Secretary Dulles and his massive diplomatic staff can't seem to get anywhere with the hard-bitten Russians, but a lone Winthrop House student seems to have touched a soft spot in some Moscow official's icy heart.
Curtis C. Kaufman '54, an amateur radio ham, last month wrote a post card in Russian to Radio Moscow asking for its schedule of broadcasts to America.
Yesterday he received the following answer in English:
Dear Sir: Thank you for writing. In compliance with your request we are sending you a copy of our winter schedule of programs beamed to North America. If you have any questions about life in the Soviet Union, please let us know. We reply to listeners' questions every Saturday and Sunday in Moscow Mailbag at 9 p.m. EST. We also invite your music requests. Wishing you good listening. Sincerely yours, Radio Moscow I. Petrov, Letters Dept.

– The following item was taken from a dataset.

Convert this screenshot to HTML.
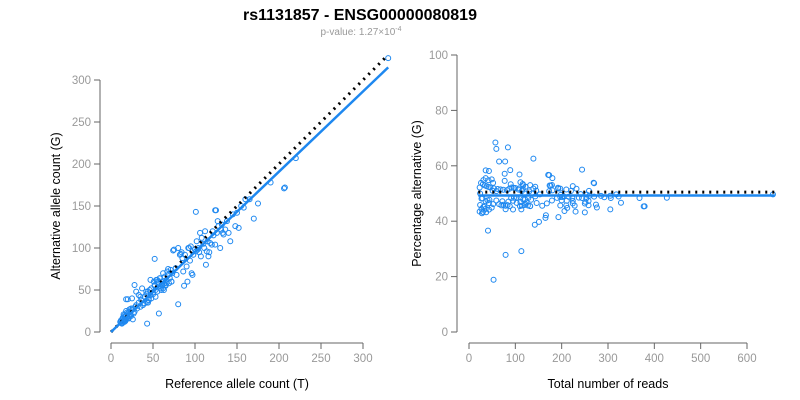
<!DOCTYPE html>
<html><head><meta charset="utf-8"><style>
html,body{margin:0;padding:0;background:#fff;}
svg{display:block;font-family:"Liberation Sans",Arial,sans-serif;}
</style></head><body>
<svg id="chart" width="800" height="400">
<text x="360" y="20" text-anchor="middle" font-size="16" font-weight="bold" fill="#000">rs1131857 - ENSG00000080819</text>
<text x="361" y="35" text-anchor="middle" font-size="10" fill="#999">p-value: 1.27×10<tspan dy="-4" font-size="7">-4</tspan></text>
<g id="left"></g>
<g id="right"></g>
</svg>
<script>
const refCounts=[
12,14,15,16,17,18,13,19,20,21,
22,15,16,18,23,25,14,17,19,24,
26,28,30,12,13,18,20,22,27,29,
31,33,35,36,38,40,42,43,44,45,
46,47,48,50,51,52,53,54,55,56,
57,58,59,60,61,62,63,64,65,66,
67,68,69,70,71,72,73,40,45,50,
55,60,65,35,38,42,48,52,58,62,
68,72,75,78,80,82,84,85,86,88,
90,92,94,95,96,98,100,101,102,104,
105,106,108,110,111,112,114,115,116,118,
120,122,124,125,126,128,130,131,132,134,
136,138,140,145,148,150,152,155,158,160,
165,170,175,190,206,207,220,330,43,57,
80,101,124,52,18,20,142,30,28,25,
33,37,44,47,53,56,63,66,74,77,
83,87,91,93,97,103,107,113,117,121,
127,133,23,26,24,21,16,14,11,15];
const altCounts=[
12,16,14,18,13,20,11,17,22,19,
24,12,20,15,21,26,17,14,23,19,
28,24,32,14,10,25,16,27,22,30,
28,35,30,38,34,42,45,36,48,40,
50,44,52,47,60,55,50,62,48,58,
54,64,52,60,56,70,58,66,55,62,
72,68,58,64,74,60,70,34,38,45,
62,50,56,42,32,48,40,56,64,52,
75,60,98,68,100,92,95,88,72,92,
78,100,85,102,70,92,98,96,108,100,
95,118,112,105,100,120,96,108,90,106,
104,115,104,145,118,126,100,122,128,116,
122,132,118,140,126,142,124,150,148,158,
158,135,153,178,171,172,207,326,10,22,
33,143,145,87,39,39,108,48,56,40,
44,52,35,62,42,60,50,58,97,76,
93,55,60,100,68,98,90,80,95,120,
132,118,20,15,28,16,12,13,12,21];
function mk(tag,attrs,parent){const e=document.createElementNS('http://www.w3.org/2000/svg',tag);for(const k in attrs)e.setAttribute(k,attrs[k]);parent.appendChild(e);return e;}
function panel(g,cfg){
  const sx=v=>cfg.x0+(v-cfg.xmin)/(cfg.xmax-cfg.xmin)*(cfg.x1-cfg.x0);
  const sy=v=>cfg.y0-(v-cfg.ymin)/(cfg.ymax-cfg.ymin)*(cfg.y0-cfg.y1);
  const ax=mk('g',{},g);
  
  
  mk('line',{x1:cfg.x0,x2:cfg.x1,y1:343,y2:343,stroke:'#666'},ax);
  cfg.xt.forEach(t=>{mk('line',{x1:sx(t),x2:sx(t),y1:343,y2:349,stroke:'#666'},ax);
    const tx=mk('text',{x:sx(t),y:362,'text-anchor':'middle','font-size':11.5,fill:'#999'},ax);tx.textContent=t;});
  const ay=mk('g',{},g);
  
  
  mk('line',{x1:cfg.ax,x2:cfg.ax,y1:cfg.y0,y2:cfg.y1,stroke:'#666'},ay);
  cfg.yt.forEach(t=>{mk('line',{x1:cfg.ax-6,x2:cfg.ax,y1:sy(t),y2:sy(t),stroke:'#666'},ay);
    const tx=mk('text',{x:cfg.ax-9,y:sy(t)+4,'text-anchor':'end','font-size':11.5,fill:'#999'},ay);tx.textContent=t;});
  const xl=mk('text',{x:(cfg.x0+cfg.x1)/2,y:388,'text-anchor':'middle','font-size':12.5,fill:'#000'},g);
  
  
  xl.textContent=cfg.xlab;
  const yl=mk('text',{x:0,y:0,'text-anchor':'middle','font-size':12.5,fill:'#000',transform:`translate(${cfg.ylx},${(cfg.y0+cfg.y1)/2}) rotate(-90)`},g);
  
  
  yl.textContent=cfg.ylab;
  const pts=mk('g',{},g);
  
  
  cfg.xs.forEach((v,i)=>{const c=mk('circle',{cx:sx(v),cy:sy(cfg.ys[i]),r:2.5,fill:'none',stroke:'#1e88f0','stroke-width':1},pts);
    
    });
  const d=mk('line',{x1:sx(cfg.ref[0]),y1:sy(cfg.ref[1]),x2:sx(cfg.ref[2]),y2:sy(cfg.ref[3]),stroke:'#000','stroke-width':3,'stroke-dasharray':'2,5'},g);
  
  
  const f=mk('line',{x1:sx(cfg.fit[0]),y1:sy(cfg.fit[1]),x2:sx(cfg.fit[2]),y2:sy(cfg.fit[3]),stroke:'#1e88f0','stroke-width':2.5},g);
  
  
}
const totals=refCounts.map((r,i)=>r+altCounts[i]);
const pcts=refCounts.map((r,i)=>altCounts[i]/(r+altCounts[i])*100);
panel(document.getElementById('left'),{id:'left',x0:111,x1:363,xmin:0,xmax:300,y0:332,y1:80,ymin:0,ymax:300,ax:100,
  xt:[0,50,100,150,200,250,300],yt:[0,50,100,150,200,250,300],xlab:'Reference allele count (T)',ylab:'Alternative allele count (G)',ylx:60,
  xs:refCounts,ys:altCounts,ref:[0,0,330,330],fit:[0,0,330,315]});
panel(document.getElementById('right'),{id:'right',x0:469,x1:747,xmin:0,xmax:600,y0:332,y1:55,ymin:0,ymax:100,ax:457,
  xt:[0,100,200,300,400,500,600],yt:[0,20,40,60,80,100],xlab:'Total number of reads',ylab:'Percentage alternative (G)',ylx:421,
  xs:totals,ys:pcts,ref:[20,50.5,660,50.5],fit:[20,49.3,660,49.3]});
</script>
</body></html>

Enclosed was a Winter Schedule of Radio Moscow's "North American Service" and a picture postcard showing a giant skyscraper.

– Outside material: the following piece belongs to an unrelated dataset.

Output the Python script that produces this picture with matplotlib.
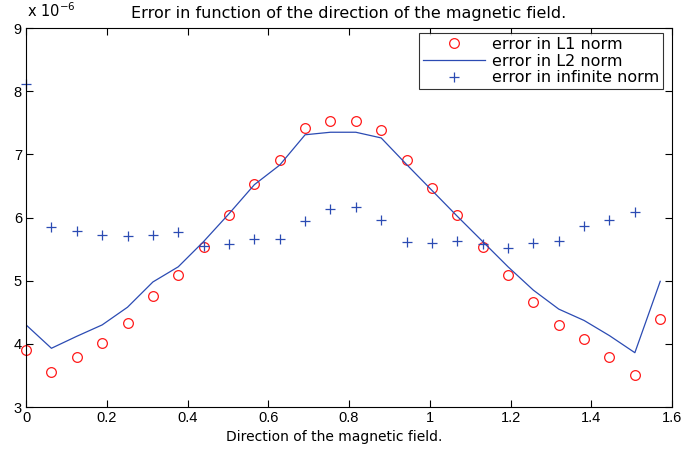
import matplotlib
matplotlib.use("Agg")
import matplotlib.pyplot as plt
import numpy as np

plt.rcParams['font.family'] = ['Liberation Sans', 'DejaVu Sans']

# direction of the field (radians), values in units of 1e-6
angle = [0.0000, 0.0628, 0.1257, 0.1885, 0.2513, 0.3142, 0.3770, 0.4398, 0.5027,
         0.5655, 0.6283, 0.6912, 0.7540, 0.8168, 0.8796, 0.9425, 1.0053, 1.0681,
         1.1310, 1.1938, 1.2566, 1.3195, 1.3823, 1.4451, 1.5080, 1.5708]

err_l1 = [3.90, 3.56, 3.79, 4.02, 4.33, 4.76, 5.09, 5.54, 6.04, 6.53, 6.91, 7.41, 7.53,
          7.53, 7.38, 6.91, 6.47, 6.04, 5.54, 5.09, 4.67, 4.30, 4.07, 3.79, 3.50, 4.40]

err_l2 = [4.30, 3.93, 4.12, 4.30, 4.58, 4.98, 5.22, 5.62, 6.06, 6.52, 6.83, 7.31, 7.35,
          7.35, 7.26, 6.84, 6.43, 6.02, 5.62, 5.22, 4.85, 4.55, 4.37, 4.13, 3.86, 4.99]

err_inf = [8.11, 5.85, 5.78, 5.72, 5.71, 5.72, 5.77, 5.55, 5.58, 5.66, 5.66, 5.95, 6.13,
           6.17, 5.96, 5.61, 5.60, 5.63, 5.58, 5.51, 5.59, 5.63, 5.86, 5.96, 6.08, np.nan]

wide = 'DejaVu Sans'

fig = plt.figure(figsize=(6.86, 4.49), dpi=100)
ax = fig.add_axes([0.038, 0.0935, 0.9416, 0.8441])

ax.plot(angle, err_l1, 'o', mfc='none', mec='#ff1a1a', ms=7, mew=0.9,
        label='error in L1 norm', clip_on=False)
ax.plot(angle, err_l2, '-', color='#2b4bb3', lw=0.9, label='error in L2 norm')
ax.plot(angle, err_inf, '+', color='#2b4bb3', ms=7.5, mew=0.9,
        label='error in infinite norm', clip_on=False)

ax.set_xlim(0, 1.6)
ax.set_ylim(3, 9)
ax.set_xticks([0, 0.2, 0.4, 0.6, 0.8, 1, 1.2, 1.4, 1.6])
ax.set_xticklabels(['0', '0.2', '0.4', '0.6', '0.8', '1', '1.2', '1.4', '1.6'])
ax.set_yticks([3, 4, 5, 6, 7, 8, 9])
ax.tick_params(direction='in', top=True, right=True, labelsize=10.5, length=5, pad=3)
for s in ax.spines.values():
    s.set_linewidth(0.8)

ax.text(0.001, 1.022, r'x 10$^{-6}$', transform=ax.transAxes, fontsize=10.5,
        family=wide, ha='left', va='bottom')
ax.set_title('Error in function of the direction of the magnetic field.',
             fontsize=11.5, family=wide, pad=7)
ax.set_xlabel('Direction of the magnetic field.', fontsize=10, family=wide)
ax.xaxis.set_label_coords(0.477, -0.06)

leg = ax.legend(loc='upper right', bbox_to_anchor=(0.986, 0.987),
                frameon=True, fancybox=False, edgecolor='black',
                borderaxespad=0, handlelength=3.9, handletextpad=0.4,
                labelspacing=0.1, borderpad=0.25,
                prop={'family': wide, 'size': 11.5})
leg.get_frame().set_linewidth(0.8)

fig.savefig('out.png', dpi=100)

After examining the letter yesterday, Zbigniew K. Brzezinski, research fellow in the Russian Research Center and an expert in the Soviet Internal Security system, dispelled doubts that the letter really was from Radio Moscow.
"This fits in very well," he said, "with Russia's year-old policy of seeking greater contacts with students abroad in an effort to change their conception of the USSR. It should not be viewed as a hint at any softening in the Russian regime or foreign policy, but simply a cold-hearted campaign to change outside views without really changing policies."